Em teoria, e a priori, todos temos a perceção dessa consequência. Na prática, agora não sobram dúvidas porque ficamos com a certeza, depois de Rui Rio jogar tudo nas autárquicas, transformando-as na sua prova de vida à frente do partido, pela antecipação, entretanto, da hipótese de suicídio político.

Na verdade, nunca seria de outra maneira. Contudo, dizê-lo e assumi-lo perante a opinião pública e perante os eleitores, a cerca de três meses das eleições, com o PSD em ebulição é, no mínimo, arriscado.

Poder-se-ia ver nisto estratégia, mas os portugueses estão todos a assistir apenas e só à falta de estratégia de Rui Rio, marca que é cada vez mais sua, e de um PSD, que é cada vez menos seu, por ter uma parte a lutar pela manutenção nos órgãos nacionais e outra parte a pensar na melhor data para o próximo congresso nacional e no melhor discurso de alternativa para a segunda-feira da ressaca eleitoral autárquica. O assunto da demissão, enquanto hipótese, no discurso de Rio poderia tratar-se de bluff, mas está longe de o ser, pois todos conhecemos o baralho que tem em mãos e a dificuldade de tirar qualquer carta da manga, daqui até à hora da saída. Com outro jogo poderia soar a ironia, mas nestas condições é puro desnorte.

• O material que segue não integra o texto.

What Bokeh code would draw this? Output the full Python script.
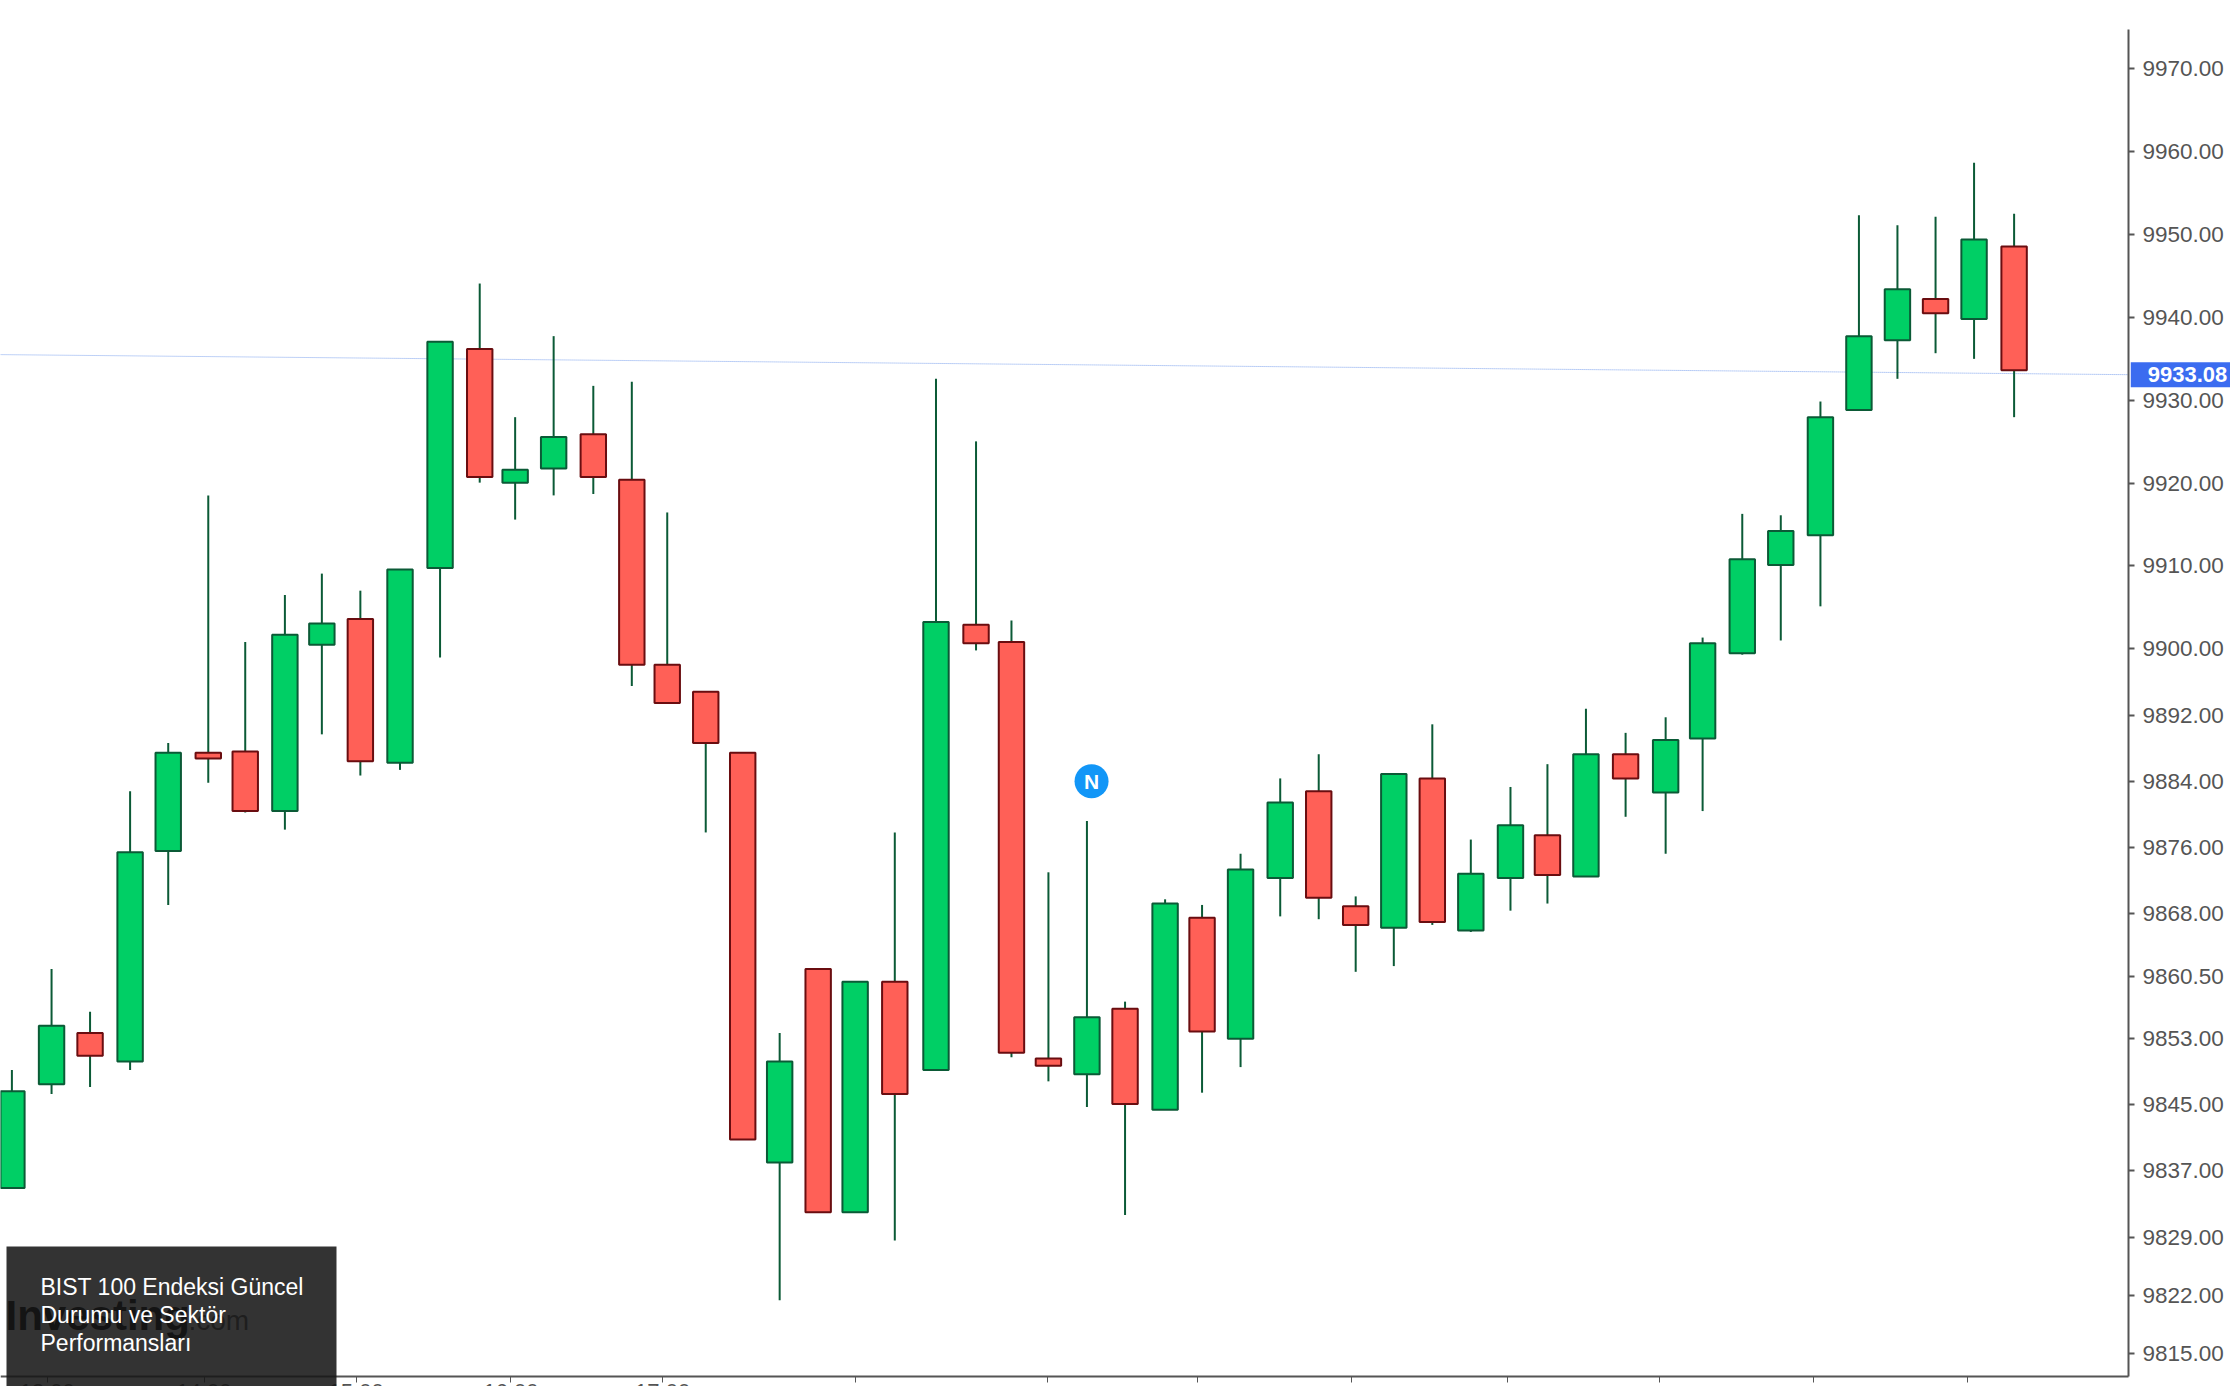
from bokeh.core.properties import value
from bokeh.embed import file_html
from bokeh.models import BoxAnnotation, FixedTicker, Label, NumeralTickFormatter, Range1d
from bokeh.plotting import figure
from bokeh.resources import INLINE

# candles, x is in bar numbers
candle_x = [0, 1.03, 2.03, 3.07, 4.06, 5.10, 6.06, 7.09, 8.05, 9.05, 10.08, 11.12, 12.15, 13.07,
            14.07, 15.10, 16.10, 17.02, 18.02, 18.98, 19.94, 20.94, 21.90, 22.93, 24.00, 25.04,
            25.96, 26.92, 27.92, 28.91, 29.95, 30.91, 31.91, 32.94, 33.94, 34.90, 35.89, 36.89,
            37.89, 38.92, 39.88, 40.88, 41.91, 42.95, 43.91, 44.94, 45.94, 46.97, 47.97, 48.97,
            49.96, 50.96, 52]
opens = [9834.92, 9847.45, 9853.63, 9850.20, 9875.60, 9887.44, 9887.61, 9880.41, 9900.49,
         9903.58, 9886.24, 9909.76, 9936.19, 9920.05, 9921.77, 9925.89, 9920.40, 9898.08,
         9894.82, 9887.44, 9838.01, 9861.35, 9832.00, 9859.81, 9849.17, 9902.89, 9900.83,
         9850.54, 9848.65, 9856.55, 9844.36, 9867.53, 9852.94, 9872.34, 9882.81, 9868.91,
         9866.33, 9884.35, 9865.99, 9872.34, 9877.49, 9872.51, 9887.27, 9882.64, 9889.16,
         9899.46, 9910.10, 9913.70, 9928.81, 9937.22, 9942.20, 9939.79, 9948.55]
closes = [9846.59, 9854.49, 9850.88, 9875.43, 9887.44, 9886.76, 9880.41, 9901.69, 9903.06,
          9886.41, 9909.58, 9937.05, 9920.74, 9921.60, 9925.55, 9920.74, 9898.08, 9893.45,
          9888.64, 9840.76, 9850.20, 9832.00, 9859.81, 9846.25, 9903.23, 9900.66, 9851.23,
          9849.68, 9855.52, 9845.05, 9869.25, 9853.80, 9873.37, 9881.44, 9869.94, 9866.67,
          9884.87, 9867.02, 9872.85, 9878.69, 9872.68, 9887.27, 9884.35, 9888.99, 9900.66,
          9910.79, 9914.22, 9927.95, 9937.73, 9943.40, 9940.48, 9949.40, 9933.61]
highs = [9849.17, 9861.35, 9856.20, 9882.81, 9888.64, 9918.51, 9900.83, 9906.49, 9909.07,
         9907.01, 9909.58, 9937.05, 9944.08, 9927.95, 9937.73, 9931.73, 9932.24, 9916.45,
         9894.82, 9887.44, 9853.63, 9861.35, 9859.81, 9877.83, 9932.58, 9925.03, 9903.40,
         9873.02, 9879.20, 9857.41, 9869.76, 9869.08, 9875.26, 9884.35, 9887.27, 9870.11,
         9884.87, 9890.88, 9876.97, 9883.32, 9886.07, 9892.76, 9889.85, 9891.73, 9901.35,
         9916.28, 9916.11, 9929.84, 9952.32, 9951.12, 9952.15, 9958.67, 9952.49]
lows = [9834.92, 9846.25, 9847.11, 9849.17, 9869.08, 9883.84, 9880.23, 9878.17, 9889.67,
        9884.70, 9885.38, 9898.94, 9920.05, 9915.59, 9918.51, 9918.68, 9895.51, 9893.45,
        9877.83, 9840.76, 9821.36, 9832.00, 9832.00, 9828.57, 9849.17, 9899.80, 9850.71,
        9847.79, 9844.70, 9831.66, 9844.36, 9846.42, 9849.51, 9867.70, 9867.36, 9861.01,
        9861.70, 9866.67, 9865.82, 9868.39, 9869.25, 9872.51, 9879.72, 9875.26, 9880.41,
        9899.29, 9901.00, 9905.12, 9928.81, 9932.58, 9935.67, 9934.99, 9927.95]

price_ticks = [9815, 9822, 9829, 9837, 9845, 9853, 9860.5, 9868, 9876, 9884, 9892, 9900,
               9910, 9920, 9930, 9940, 9950, 9960, 9970]
time_ticks = [0.92, 4.99, 8.94, 12.96, 16.9, 21.9, 26.9, 30.8, 34.8, 38.85, 42.8, 46.8, 50.8]
time_labels = ["13:00", "14:00", "15:00", "16:00", "17:00"]

last_price = 9933.08
price_line_x = [-0.296, 54.97]
price_line_y = [9935.5, last_price]
news_x = [28.04]
news_y = [9884.0]
news_text = ["N"]
panel_lines = ["BIST 100 Endeksi Güncel", "Durumu ve Sektör", "Performansları"]

GREEN = "#00CF65"
RED = "#FF6057"
FONT = "Liberation Sans"
AXIS_COLOR = "#555555"

tops = [max(o, c) for o, c in zip(opens, closes)]
bottoms = [min(o, c) for o, c in zip(opens, closes)]
fills = [GREEN if c >= o else RED for o, c in zip(opens, closes)]
borders = ["#0B5A36" if c >= o else "#6A0D10" for o, c in zip(opens, closes)]

# the frame fills the page, the axes sit inside it at a fixed location so that
# the price tag and the panel can go over them
p = figure(width=2230, height=1386, output_backend="svg", toolbar_location=None,
           y_axis_location="right", x_range=Range1d(-0.296, 57.62),
           y_range=Range1d(9810.96, 9978.24), min_border=0)
p.outline_line_color = None
p.grid.visible = False

p.yaxis.fixed_location = 54.97
p.yaxis.ticker = FixedTicker(ticks=price_ticks)
p.yaxis.formatter = NumeralTickFormatter(format="0.00")
p.yaxis.bounds = (9812.16, 9974.8)
p.yaxis.axis_line_color = AXIS_COLOR
p.yaxis.axis_line_width = 2
p.yaxis.major_tick_line_color = AXIS_COLOR
p.yaxis.major_tick_line_width = 2
p.yaxis.major_tick_out = 6
p.yaxis.major_tick_in = 0
p.yaxis.minor_tick_line_color = None
p.yaxis.major_label_standoff = 8
p.yaxis.major_label_text_font = FONT
p.yaxis.major_label_text_font_size = "22.5px"
p.yaxis.major_label_text_color = AXIS_COLOR

p.xaxis.fixed_location = 9812.16
p.xaxis.ticker = FixedTicker(ticks=time_ticks)
p.xaxis.bounds = (-0.296, 54.97)
p.xaxis.axis_line_color = AXIS_COLOR
p.xaxis.axis_line_width = 2
p.xaxis.major_tick_line_color = AXIS_COLOR
p.xaxis.major_tick_out = 6
p.xaxis.major_tick_in = 0
p.xaxis.minor_tick_line_color = None
p.xaxis.major_label_standoff = -4
p.xaxis.major_label_text_font = FONT
p.xaxis.major_label_text_font_size = "22px"
p.xaxis.major_label_text_color = AXIS_COLOR
# only the first five ticks carry a time
p.xaxis.major_label_overrides = {t: (time_labels[i] if i < len(time_labels) else "")
                                 for i, t in enumerate(time_ticks)}

# last price line
p.line(price_line_x, price_line_y, line_color="#7EA3EE", line_width=1, line_dash="1 1")

# candles
p.segment(candle_x, lows, candle_x, highs, line_color="#0B5A36", line_width=2)
p.vbar(x=candle_x, width=0.66, top=tops, bottom=bottoms, fill_color=fills, line_color=borders,
       line_width=2)

# news marker
p.scatter(news_x, news_y, size=34, marker="circle", fill_color="#1296F7", line_color=None)
p.text(news_x, news_y, text=news_text, text_color="white", text_align="center",
       text_baseline="middle", text_font=value(FONT), text_font_style="bold",
       text_font_size="21px")

# last price tag
p.add_layout(Label(x=55.03, y=last_price, text=f"{last_price:.2f}", text_color="white",
                   text_font=FONT, text_font_style="bold", text_font_size="22px",
                   text_baseline="middle", background_fill_color="#3B6CF0", padding=(17, 5)))

# logo under the dark panel
p.add_layout(Label(x=5, y=1315, x_units="canvas", y_units="canvas", text="Investing",
                   text_color="#000000", text_font=FONT, text_font_style="bold",
                   text_font_size="42px", text_baseline="alphabetic"))
p.add_layout(Label(x=188, y=1320, x_units="canvas", y_units="canvas", text=".com",
                   text_color="#555555", text_font=FONT, text_font_size="28px",
                   text_baseline="alphabetic"))
p.add_layout(BoxAnnotation(left=6, right=336, top=1246, bottom=1386, left_units="canvas",
                           right_units="canvas", top_units="canvas", bottom_units="canvas",
                           fill_color="#171717", fill_alpha=0.88, line_color=None))
for i, line in enumerate(panel_lines):
    p.add_layout(Label(x=40, y=1286 + i * 28, x_units="canvas", y_units="canvas", text=line,
                       text_color="white", text_font=FONT, text_font_size="23px",
                       text_baseline="alphabetic"))

open("out.html", "w").write(file_html(p, INLINE))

Rio entrou - num mundo político de onde nunca saiu - com a imagem do homem sério, que não se discute nem discuto, com a vontade de mudar o que de estrutural havia a mudar, mas sem força para atrair o PS e o Governo à consumação das grandes reformas - a única novidade conseguida, mais na forma do que na substância, foi o primeiro passo da democratização das Comissões de Coordenação e de Desenvolvimento Regional, com a eleição dos respetivos Presidentes e Vice-Presidentes pelos autarcas. O líder político convicto e disruptivo está a ser ultrapassado pela incompetência perante as responsabilidades e os desafios nacionais.

Rui Rio suicidou-se politicamente ao apostar tudo num futuro esgotado, apontando-o como prova de vida política.